» Recorded information
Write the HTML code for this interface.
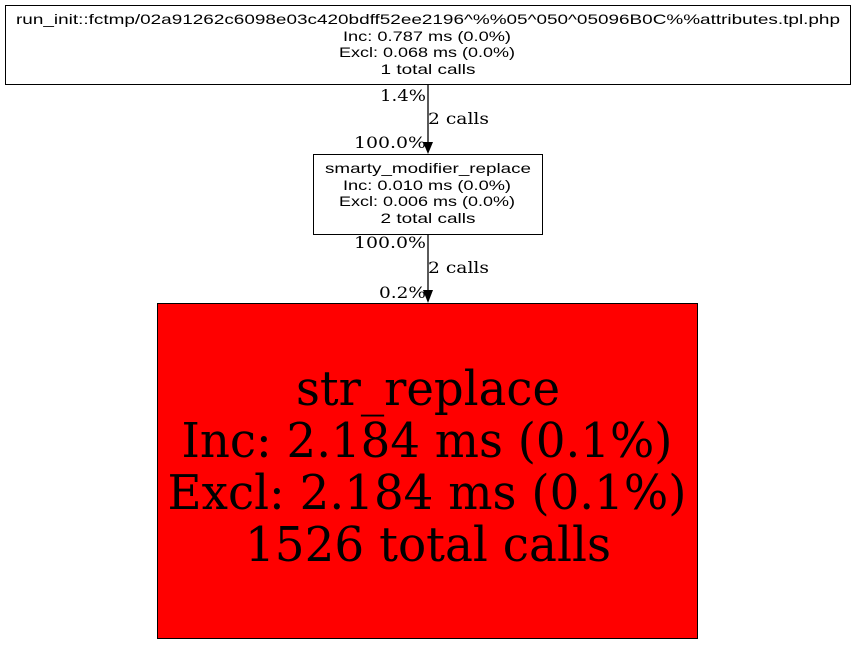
<!DOCTYPE html>
<html><head><style>html,body{margin:0;padding:0;background:#fff}</style></head>
<body>
<svg width="856" height="645" viewBox="0 0 856 645" xmlns="http://www.w3.org/2000/svg">
<rect x="0" y="0" width="856" height="645" fill="#fff"/>
<g font-family="Liberation Sans, DejaVu Sans, sans-serif" font-size="14" text-anchor="middle" fill="#000">
<rect x="5.5" y="5.5" width="845" height="79" fill="#fff" stroke="#000"/>
<text x="428" y="24" textLength="824" lengthAdjust="spacingAndGlyphs">run_init::fctmp/02a91262c6098e03c420bdff52ee2196^%%05^050^05096B0C%%attributes.tpl.php</text>
<text x="427" y="41" textLength="168" lengthAdjust="spacingAndGlyphs">Inc: 0.787 ms (0.0%)</text>
<text x="427" y="57" textLength="176" lengthAdjust="spacingAndGlyphs">Excl: 0.068 ms (0.0%)</text>
<text x="428" y="74" textLength="95" lengthAdjust="spacingAndGlyphs">1 total calls</text>
<rect x="313.5" y="154.5" width="229" height="80" fill="#fff" stroke="#000"/>
<text x="428" y="173" textLength="206" lengthAdjust="spacingAndGlyphs">smarty_modifier_replace</text>
<text x="427" y="190" textLength="168" lengthAdjust="spacingAndGlyphs">Inc: 0.010 ms (0.0%)</text>
<text x="427" y="206" textLength="176" lengthAdjust="spacingAndGlyphs">Excl: 0.006 ms (0.0%)</text>
<text x="428" y="223" textLength="95" lengthAdjust="spacingAndGlyphs">2 total calls</text>
</g>
<g stroke="#000" stroke-width="1.3">
<line x1="428" y1="85" x2="428" y2="143"/>
<line x1="428" y1="235" x2="428" y2="291"/>
</g>
<polygon points="423,142 433,142 428,154" fill="#000"/>
<polygon points="423,290 433,290 428,303" fill="#000"/>
<g font-family="DejaVu Serif, Liberation Serif, serif" font-size="16" fill="#000">
<text x="426" y="101" text-anchor="end" textLength="46" lengthAdjust="spacingAndGlyphs">1.4%</text>
<text x="428" y="124" textLength="61" lengthAdjust="spacingAndGlyphs">2 calls</text>
<text x="426" y="148" text-anchor="end" textLength="72" lengthAdjust="spacingAndGlyphs">100.0%</text>
<text x="426" y="248" text-anchor="end" textLength="72" lengthAdjust="spacingAndGlyphs">100.0%</text>
<text x="428" y="273" textLength="61" lengthAdjust="spacingAndGlyphs">2 calls</text>
<text x="426" y="298" text-anchor="end" textLength="47" lengthAdjust="spacingAndGlyphs">0.2%</text>
</g>
<rect x="157.5" y="303.5" width="540" height="335" fill="#ff0000" stroke="#000"/>
<g font-family="DejaVu Serif, Liberation Serif, serif" font-size="48" text-anchor="middle" fill="#000">
<text x="428" y="405" textLength="264" lengthAdjust="spacingAndGlyphs">str_replace</text>
<text x="427" y="457" textLength="491" lengthAdjust="spacingAndGlyphs">Inc: 2.184 ms (0.1%)</text>
<text x="427" y="509" textLength="519" lengthAdjust="spacingAndGlyphs">Excl: 2.184 ms (0.1%)</text>
<text x="428" y="561" textLength="366" lengthAdjust="spacingAndGlyphs">1526 total calls</text>
</g>
</svg>
</body></html>
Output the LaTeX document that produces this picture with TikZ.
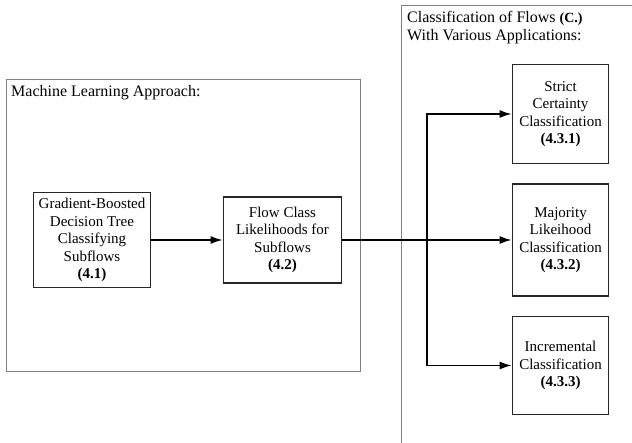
\documentclass[tikz,border=0pt]{standalone}
\usepackage{fontspec}
\setmainfont{Liberation Serif}
\usetikzlibrary{arrows.meta}

\begin{document}
\begin{tikzpicture}[x=1pt, y=-1pt,
	panel/.style={draw=gray, line width=0.9pt},
	title/.style={anchor=north west, inner sep=0pt, align=left, font=\fontsize{16}{18.5}\selectfont},
	stage/.style={draw=black!85, line width=1.8pt, align=center, inner sep=0pt, font=\fontsize{15}{17.5}\selectfont},
	flow/.style={line width=1.5pt, -{Latex[length=12pt, width=8pt]}}]
	\useasboundingbox (0,0) rectangle (632,443);
	\draw[panel] (6,79) rectangle (360,371);
	\draw[panel] (632,5) -- (401,5) -- (401,443);
	\node[title] (mlTitle) at (11,84.8) {Machine Learning Approach:};
	\node[title] (clsTitle) at (407,10.8) {Classification of Flows {\fontsize{14}{18.5}\selectfont\bfseries (C.)}\\With Various Applications:};
	\node[stage, minimum width=117pt, minimum height=95pt] (gbdt) at (92,240) {Gradient-Boosted\\Decision Tree\\Classifying\\Subflows\\\textbf{(4.1)}};
	\node[stage, minimum width=118pt, minimum height=86pt] (likeli) at (282.5,240) {Flow Class\\Likelihoods for\\Subflows\\\textbf{(4.2)}};
	\node[stage, minimum width=96pt, minimum height=99pt] (strict) at (560.5,114) {Strict\\Certainty\\Classification\\\textbf{(4.3.1)}};
	\node[stage, minimum width=96pt, minimum height=112pt] (majority) at (560.5,240) {Majority\\Likeihood\\Classification\\\textbf{(4.3.2)}};
	\node[stage, minimum width=96pt, minimum height=98pt] (increm) at (560.5,365.5) {Incremental\\Classification\\\textbf{(4.3.3)}};
	\coordinate (split) at (427,240);
	\draw[flow] (gbdt) -- (likeli);
	\draw[flow] (likeli) -- (majority);
	\draw[flow] (split) |- (strict);
	\draw[flow] (split) |- (increm);
\end{tikzpicture}
\end{document}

» Exercise objective
Your task is to return the entries above exactly, with no pictures.

» The result
Write the HTML code for this interface.
<!DOCTYPE html>
<html><head><style>html,body{margin:0;padding:0;background:#fff}</style></head>
<body>
<svg width="856" height="645" viewBox="0 0 856 645" xmlns="http://www.w3.org/2000/svg">
<rect x="0" y="0" width="856" height="645" fill="#fff"/>
<g font-family="Liberation Sans, DejaVu Sans, sans-serif" font-size="14" text-anchor="middle" fill="#000">
<rect x="5.5" y="5.5" width="845" height="79" fill="#fff" stroke="#000"/>
<text x="428" y="24" textLength="824" lengthAdjust="spacingAndGlyphs">run_init::fctmp/02a91262c6098e03c420bdff52ee2196^%%05^050^05096B0C%%attributes.tpl.php</text>
<text x="427" y="41" textLength="168" lengthAdjust="spacingAndGlyphs">Inc: 0.787 ms (0.0%)</text>
<text x="427" y="57" textLength="176" lengthAdjust="spacingAndGlyphs">Excl: 0.068 ms (0.0%)</text>
<text x="428" y="74" textLength="95" lengthAdjust="spacingAndGlyphs">1 total calls</text>
<rect x="313.5" y="154.5" width="229" height="80" fill="#fff" stroke="#000"/>
<text x="428" y="173" textLength="206" lengthAdjust="spacingAndGlyphs">smarty_modifier_replace</text>
<text x="427" y="190" textLength="168" lengthAdjust="spacingAndGlyphs">Inc: 0.010 ms (0.0%)</text>
<text x="427" y="206" textLength="176" lengthAdjust="spacingAndGlyphs">Excl: 0.006 ms (0.0%)</text>
<text x="428" y="223" textLength="95" lengthAdjust="spacingAndGlyphs">2 total calls</text>
</g>
<g stroke="#000" stroke-width="1.3">
<line x1="428" y1="85" x2="428" y2="143"/>
<line x1="428" y1="235" x2="428" y2="291"/>
</g>
<polygon points="423,142 433,142 428,154" fill="#000"/>
<polygon points="423,290 433,290 428,303" fill="#000"/>
<g font-family="DejaVu Serif, Liberation Serif, serif" font-size="16" fill="#000">
<text x="426" y="101" text-anchor="end" textLength="46" lengthAdjust="spacingAndGlyphs">1.4%</text>
<text x="428" y="124" textLength="61" lengthAdjust="spacingAndGlyphs">2 calls</text>
<text x="426" y="148" text-anchor="end" textLength="72" lengthAdjust="spacingAndGlyphs">100.0%</text>
<text x="426" y="248" text-anchor="end" textLength="72" lengthAdjust="spacingAndGlyphs">100.0%</text>
<text x="428" y="273" textLength="61" lengthAdjust="spacingAndGlyphs">2 calls</text>
<text x="426" y="298" text-anchor="end" textLength="47" lengthAdjust="spacingAndGlyphs">0.2%</text>
</g>
<rect x="157.5" y="303.5" width="540" height="335" fill="#ff0000" stroke="#000"/>
<g font-family="DejaVu Serif, Liberation Serif, serif" font-size="48" text-anchor="middle" fill="#000">
<text x="428" y="405" textLength="264" lengthAdjust="spacingAndGlyphs">str_replace</text>
<text x="427" y="457" textLength="491" lengthAdjust="spacingAndGlyphs">Inc: 2.184 ms (0.1%)</text>
<text x="427" y="509" textLength="519" lengthAdjust="spacingAndGlyphs">Excl: 2.184 ms (0.1%)</text>
<text x="428" y="561" textLength="366" lengthAdjust="spacingAndGlyphs">1526 total calls</text>
</g>
</svg>
</body></html>
Output the LaTeX document that produces this picture with TikZ.
\documentclass[tikz,border=0pt]{standalone}
\usepackage{fontspec}
\setmainfont{Liberation Serif}
\usetikzlibrary{arrows.meta}

\begin{document}
\begin{tikzpicture}[x=1pt, y=-1pt,
	panel/.style={draw=gray, line width=0.9pt},
	title/.style={anchor=north west, inner sep=0pt, align=left, font=\fontsize{16}{18.5}\selectfont},
	stage/.style={draw=black!85, line width=1.8pt, align=center, inner sep=0pt, font=\fontsize{15}{17.5}\selectfont},
	flow/.style={line width=1.5pt, -{Latex[length=12pt, width=8pt]}}]
	\useasboundingbox (0,0) rectangle (632,443);
	\draw[panel] (6,79) rectangle (360,371);
	\draw[panel] (632,5) -- (401,5) -- (401,443);
	\node[title] (mlTitle) at (11,84.8) {Machine Learning Approach:};
	\node[title] (clsTitle) at (407,10.8) {Classification of Flows {\fontsize{14}{18.5}\selectfont\bfseries (C.)}\\With Various Applications:};
	\node[stage, minimum width=117pt, minimum height=95pt] (gbdt) at (92,240) {Gradient-Boosted\\Decision Tree\\Classifying\\Subflows\\\textbf{(4.1)}};
	\node[stage, minimum width=118pt, minimum height=86pt] (likeli) at (282.5,240) {Flow Class\\Likelihoods for\\Subflows\\\textbf{(4.2)}};
	\node[stage, minimum width=96pt, minimum height=99pt] (strict) at (560.5,114) {Strict\\Certainty\\Classification\\\textbf{(4.3.1)}};
	\node[stage, minimum width=96pt, minimum height=112pt] (majority) at (560.5,240) {Majority\\Likeihood\\Classification\\\textbf{(4.3.2)}};
	\node[stage, minimum width=96pt, minimum height=98pt] (increm) at (560.5,365.5) {Incremental\\Classification\\\textbf{(4.3.3)}};
	\coordinate (split) at (427,240);
	\draw[flow] (gbdt) -- (likeli);
	\draw[flow] (likeli) -- (majority);
	\draw[flow] (split) |- (strict);
	\draw[flow] (split) |- (increm);
\end{tikzpicture}
\end{document}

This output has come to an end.